Barley markets were incredibly interesting this week with traders and end users indicating they’re not as confident of new crop production as they were two weeks ago. New crop F1 barley delivered Melbourne/Geelong zone gained $10/MT week on week from $308/MT JAN/FEB to $318/MT for the same delivery period.
2017/18 season barley markets are more complicated. Public bids have remained subdued but offers at anywhere from $15-25/MT over the bid have managed to garnered interest.
Tight stocks and strong private demand from graziers continue to produce skinny trading volumes and low liquidity. End users appear to have dropped as much barley as they can out of the feed ration and are using wheat, field peas, beans, just about anything as a substitute. Despite appearances, demand is still there within the barley market, you just need to know who to approach.
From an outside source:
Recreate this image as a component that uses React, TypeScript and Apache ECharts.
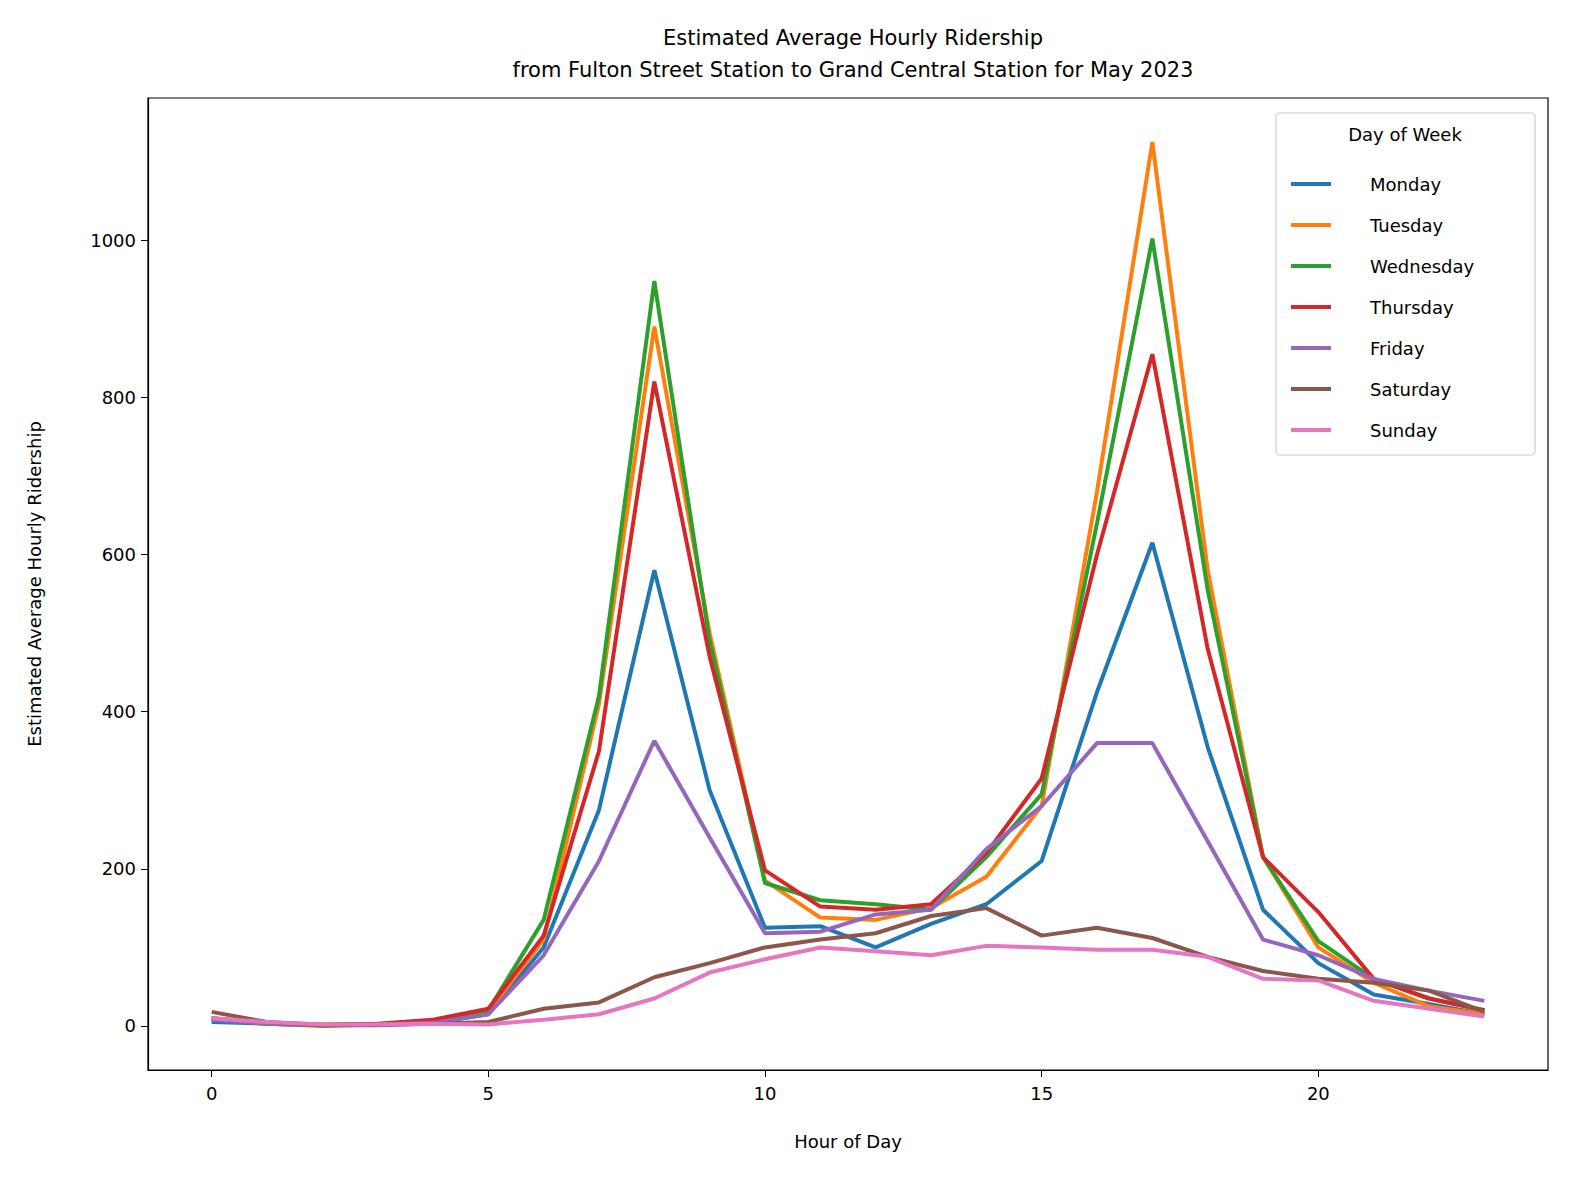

2017/18 canola markets managed to hold their ground week on week with steady demand from Australian domestic crushers propping up the bid. Although production forecasts for the coming season continue to contract, buyers are still sitting firm at their bid and rarely coming up to meet offers. Sellers that have taken a punt and carried canola this far into the year are happy to trickle bits and pieces into each upside movement but seem to be for a trigger point of $550/MT track before quitting the lot. As with wheat, canola growers concluded production risk outweighs price reward and thereby happy to stay unsold on new crop until production risk tapers lower.